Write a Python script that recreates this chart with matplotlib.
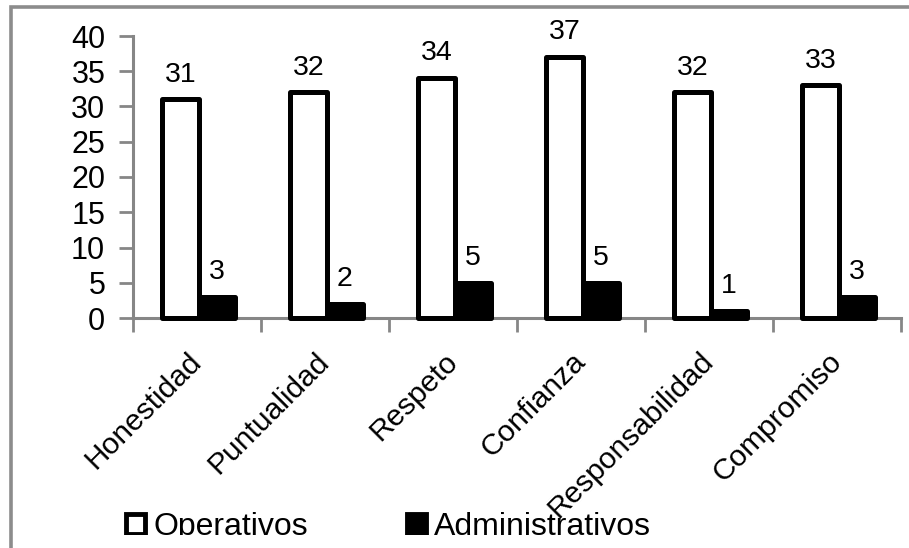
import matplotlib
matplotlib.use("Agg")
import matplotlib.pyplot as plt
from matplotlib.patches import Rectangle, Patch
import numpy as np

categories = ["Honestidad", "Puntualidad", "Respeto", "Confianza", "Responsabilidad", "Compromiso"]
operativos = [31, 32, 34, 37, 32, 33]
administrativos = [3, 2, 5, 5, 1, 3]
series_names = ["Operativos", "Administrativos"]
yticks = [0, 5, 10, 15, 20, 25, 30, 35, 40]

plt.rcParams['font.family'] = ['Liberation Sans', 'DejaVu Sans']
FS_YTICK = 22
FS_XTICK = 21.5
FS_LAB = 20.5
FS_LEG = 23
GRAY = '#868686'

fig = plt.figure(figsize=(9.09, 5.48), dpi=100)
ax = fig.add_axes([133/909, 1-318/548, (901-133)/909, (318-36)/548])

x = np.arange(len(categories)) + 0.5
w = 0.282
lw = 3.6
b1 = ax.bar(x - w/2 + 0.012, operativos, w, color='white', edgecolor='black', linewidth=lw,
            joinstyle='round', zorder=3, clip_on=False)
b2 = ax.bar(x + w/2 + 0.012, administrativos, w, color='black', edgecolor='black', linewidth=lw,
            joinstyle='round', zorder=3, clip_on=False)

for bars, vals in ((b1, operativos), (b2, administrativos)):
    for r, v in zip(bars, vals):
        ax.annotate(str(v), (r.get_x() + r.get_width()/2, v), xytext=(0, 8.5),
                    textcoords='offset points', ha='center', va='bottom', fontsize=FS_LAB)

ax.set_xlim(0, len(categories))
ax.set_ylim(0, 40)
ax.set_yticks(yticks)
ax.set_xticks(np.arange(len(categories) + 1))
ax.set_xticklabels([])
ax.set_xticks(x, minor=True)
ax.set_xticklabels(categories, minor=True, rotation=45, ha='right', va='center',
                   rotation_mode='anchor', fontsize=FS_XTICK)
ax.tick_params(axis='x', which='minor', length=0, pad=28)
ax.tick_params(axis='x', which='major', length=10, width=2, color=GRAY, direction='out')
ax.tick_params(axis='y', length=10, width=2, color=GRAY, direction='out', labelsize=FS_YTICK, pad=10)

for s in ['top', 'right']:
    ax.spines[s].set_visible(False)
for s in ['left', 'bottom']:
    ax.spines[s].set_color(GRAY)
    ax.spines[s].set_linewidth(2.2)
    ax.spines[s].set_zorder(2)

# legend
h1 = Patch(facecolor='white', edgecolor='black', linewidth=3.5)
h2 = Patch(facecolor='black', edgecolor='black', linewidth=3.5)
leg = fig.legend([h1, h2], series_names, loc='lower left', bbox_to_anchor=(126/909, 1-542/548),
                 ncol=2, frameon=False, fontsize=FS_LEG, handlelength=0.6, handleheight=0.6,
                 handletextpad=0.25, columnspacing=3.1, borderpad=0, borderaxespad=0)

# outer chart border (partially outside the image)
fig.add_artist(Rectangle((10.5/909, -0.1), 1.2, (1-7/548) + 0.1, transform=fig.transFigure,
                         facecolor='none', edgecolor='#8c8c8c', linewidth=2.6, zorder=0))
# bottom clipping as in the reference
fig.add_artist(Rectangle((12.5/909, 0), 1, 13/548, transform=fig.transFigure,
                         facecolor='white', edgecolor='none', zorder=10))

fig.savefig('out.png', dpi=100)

The task :: Take the lines from the start of the material to the line with "ha='center', va='bottom', fontsize=FS_LAB)", both included, and transcribe them exactly without the pictures.

Solved exercise ::
Write a Python script that recreates this chart with matplotlib.
import matplotlib
matplotlib.use("Agg")
import matplotlib.pyplot as plt
from matplotlib.patches import Rectangle, Patch
import numpy as np

categories = ["Honestidad", "Puntualidad", "Respeto", "Confianza", "Responsabilidad", "Compromiso"]
operativos = [31, 32, 34, 37, 32, 33]
administrativos = [3, 2, 5, 5, 1, 3]
series_names = ["Operativos", "Administrativos"]
yticks = [0, 5, 10, 15, 20, 25, 30, 35, 40]

plt.rcParams['font.family'] = ['Liberation Sans', 'DejaVu Sans']
FS_YTICK = 22
FS_XTICK = 21.5
FS_LAB = 20.5
FS_LEG = 23
GRAY = '#868686'

fig = plt.figure(figsize=(9.09, 5.48), dpi=100)
ax = fig.add_axes([133/909, 1-318/548, (901-133)/909, (318-36)/548])

x = np.arange(len(categories)) + 0.5
w = 0.282
lw = 3.6
b1 = ax.bar(x - w/2 + 0.012, operativos, w, color='white', edgecolor='black', linewidth=lw,
            joinstyle='round', zorder=3, clip_on=False)
b2 = ax.bar(x + w/2 + 0.012, administrativos, w, color='black', edgecolor='black', linewidth=lw,
            joinstyle='round', zorder=3, clip_on=False)

for bars, vals in ((b1, operativos), (b2, administrativos)):
    for r, v in zip(bars, vals):
        ax.annotate(str(v), (r.get_x() + r.get_width()/2, v), xytext=(0, 8.5),
                    textcoords='offset points', ha='center', va='bottom', fontsize=FS_LAB)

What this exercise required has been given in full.